After a lengthy silence, four FMP titles - courtesy of label honcho Jost Gebers - were recently received by yours truly. I can’t forget that one of my first massive orders of improvisation-based LPs was placed with this historic German imprint, a long time ago. There were no credit cards in this writer’s shabby pocket - he had to send a bank draft. How old (and poor) we have “grown up” to be.
I’m not unbiased when Cecil Taylor is implicated. He’s an absolute hero and a big influence on my own guitar (!) protocols. But the imperative at this juncture is trying to somehow illustrate what he conjured up – together with William Parker and Masashi Harada – in CT: The Dance Project, a set recorded in 1990 at the Akademie der Künste in Berlin during the Summer Music concert series. As pointless as underlining the merits and the careers of the involved parties might appear, the exceptional meshing of technical adroitness and physical boldness that this performance offers is something to literally contemplate and remain astonished at. Following a classic Taylor approach – utterances and exclamations preceding the contact with the instruments – the trio launches a succession of purposeful explorations of dynamics, immediately acclimatizing to the live environment (which of course featured a dance act on the stage) and eliciting a chain of reciprocal visceral responses from the musicians, who move across the borders of a murderous elegance to arrive at the perfect synthesis of bodily expression and meaningful eloquence. Intellectualism is thoroughly annihilated, Taylor’s fragmented fluency shifting the centre of attention between persistence and venomous ardour, Parker confident and perspicacious at once, Harada only apparently in the background yet ready to let his influence be felt without any need of sounding thunderous.

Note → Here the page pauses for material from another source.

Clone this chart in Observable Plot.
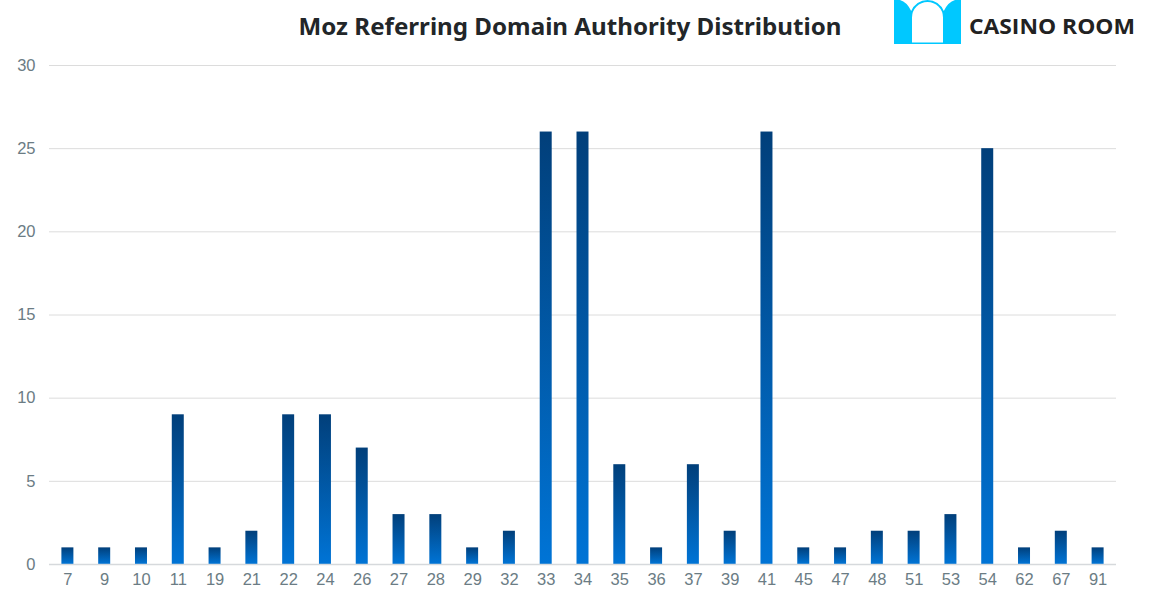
<!DOCTYPE html>
<html>
<head>
<meta charset="utf-8">
<script src="https://cdn.jsdelivr.net/npm/d3@7"></script>
<script src="https://cdn.jsdelivr.net/npm/@observablehq/plot@0.6"></script>
<style>
  html, body { margin: 0; padding: 0; background: #fff; }
  #wrap { width: 1153px; }
  #header { display: block; }
</style>
</head>
<body>
<div id="wrap">
  <svg id="header" width="1153" height="50" viewBox="0 0 1153 50">
    <text x="570" y="35" text-anchor="middle" font-family="'Noto Sans', sans-serif" font-weight="700" font-size="24" fill="#222629" textLength="543" lengthAdjust="spacingAndGlyphs">Moz Referring Domain Authority Distribution</text>
    <g transform="translate(894,0)">
      <rect x="0" y="0" width="67" height="44" fill="#00c8ff"/>
      <path d="M6,0 Q13,2 17.2,11.1 A17.5,17.5 0 0 1 33.5,0 Z" fill="#fff"/>
      <path d="M61,0 Q54,2 49.8,11.1 A17.5,17.5 0 0 0 33.5,0 Z" fill="#fff"/>
      <path d="M18,42.5 L18,17.5 A15.5,15.5 0 0 1 49,17.5 L49,42.5 Z" fill="#fff"/>
    </g>
    <text x="969" y="34" font-family="'Open Sans', sans-serif" font-weight="700" font-size="21" fill="#222" textLength="166" lengthAdjust="spacingAndGlyphs">CASINO ROOM</text>
  </svg>
  <div id="chart"></div>
</div>
<script>
const categories = ["7","9","10","11","19","21","22","24","26","27","28","29","32","33","34","35","36","37","39","41","45","47","48","51","53","54","62","67","91"];
const values = [1,1,1,9,1,2,9,9,7,3,3,1,2,26,26,6,1,6,2,26,1,1,2,2,3,25,1,2,1];
const yTicks = [0,5,10,15,20,25,30];

const data = categories.map((c, i) => ({cat: c, value: values[i]}));

const gradientDefs = () => {
  const svgNS = "http://www.w3.org/2000/svg";
  const defs = document.createElementNS(svgNS, "defs");
  defs.innerHTML = `<linearGradient id="barGrad" x1="0" y1="0" x2="0" y2="1">
      <stop offset="0%" stop-color="#013f7a"/>
      <stop offset="100%" stop-color="#0074d6"/>
    </linearGradient>`;
  return defs;
};

const chart = Plot.plot({
  width: 1153,
  height: 552,
  marginTop: 15,
  marginBottom: 38,
  marginLeft: 49,
  marginRight: 37,
  style: {fontFamily: "'Liberation Sans', Arial, sans-serif", fontSize: "16px", color: "#6b7c84", background: "#fff"},
  x: {domain: categories, padding: 0, round: false, label: null},
  y: {domain: [0, 30], label: null},
  marks: [
    gradientDefs,
    Plot.ruleY(yTicks.filter(t => t > 0), {stroke: "#dcdcdc", strokeWidth: 1}),
    Plot.barY(data, {x: "cat", y: "value", fill: "url(#barGrad)", insetLeft: 12.4, insetRight: 12.4}),
    Plot.ruleY([0], {stroke: "#d6d9dc", strokeWidth: 1.5}),
    Plot.axisX({tickSize: 0, tickPadding: 9, fontSize: 16.5, fill: "#6b7c84", label: null}),
    Plot.axisY({ticks: yTicks, tickSize: 0, tickPadding: 14, fontSize: 16.5, fill: "#6b7c84", label: null})
  ]
});
document.getElementById("chart").appendChild(chart);
</script>
</body>
</html>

Talking about greats, Alexander Von Schlippenbach’s Piano Solo ’77 was taped in a basement set up as a studio by Gebers himself, a windowless cellar where the pianist got the chance to “really focus, pushing my playing forward and taking myself right to the edge”, referring to his improvisational capabilities. Now, if there’s a recording where Von Schlippenbach can be heard unashamedly punching holes through the keyboard, this must be it. The pianism is often on the verge of utter fury but maintains an inexhaustible lucidity that snatches the music from the jaws of pandemonium, absurdly discordant patterns and detrimental-to-normality contrapuntal shapes intersecting and self-reproducing in a continuous (ir)rationalization of artistic doggedness. The commitment, the magnetism, the total involvement emerging from this set is directly proportional to the listener’s will to accept the concept of being beleaguered by a pouring energy, the active principle of a style whose evolution has brought several stellar albums over three subsequent decades, just like the recent Friulian Sketches on Psi. Still, the raw eminence of this aggressive soliloquy would be hard to duplicate by today’s pretenders banging away at our exasperation.
With all the due respect – because the guy is an old associate of the clan – I’ve never managed to truly appreciate Olaf Rupp’s technique whenever the occasion arose to evaluate his output. Whiteout is the first attempt on an electric axe – a Fender Stratocaster played in a vertical position on Olaf’s laps – and a honest one too, regardless of the presence of a number of not excessively precious tracks (sorry, I hardly identify with those jangling overdriven mega-clusters which saturate the headphones, destroying the fine details by drowning them in a jumble of noise). On the contrary, when Rupp puts the fingers in trickle-and-dribble mode he generates cascades of scintillating harmonics and minuscule glitzy notes which constitute the most solid asset of an admittedly unsympathetic approach. A world difficult to penetrate, despite the use of the best mental flexibility available; the promise is to try again, as repeated listens didn’t reveal anything that could cause a change of perspective for the moment.
The late Peter Kowald’s off-the-cuff creativity is also evidenced in an unaccompanied release, Open Secrets, captured on tape in 1988 at FMP Studios. This is not an easy assessment of a record for a reviewer to do. We’re listening to one of the finest double bassist of the last 40 years, a man whose integrity is totally out of question, a technique allowing him to generate what the liners rightly define as “bass sculptures”. Indeed the nine chapters of this CD explore the imperceptible deformities of instrumental nimbleness quite deeply, the modest virtuoso extracting juices of significance even from a connection of fairly regular if unpredictable (from the point of view of a “tonality”) plucked lines. Kowald’s aesthetic pledge is explicated by the unique crossing of arco and glissando that characterize the title track, for which finding a resemblance to whatever else is next to impossible. On the other hand, the pictorial qualities of the large part of this music, in conjunction with the ever-lucid articulation of the artist’s creative notion, aren’t in any case enough to elevate this job to the level of masterpieces such as John Eckhardt’s Xylobiont or Paul Rogers’ Listen. This comes from over two decades ago, though – don’t you ever forget. It is by all means an appealing collection, required listening for any serious practiser (or plain lover) of this colossal instrument.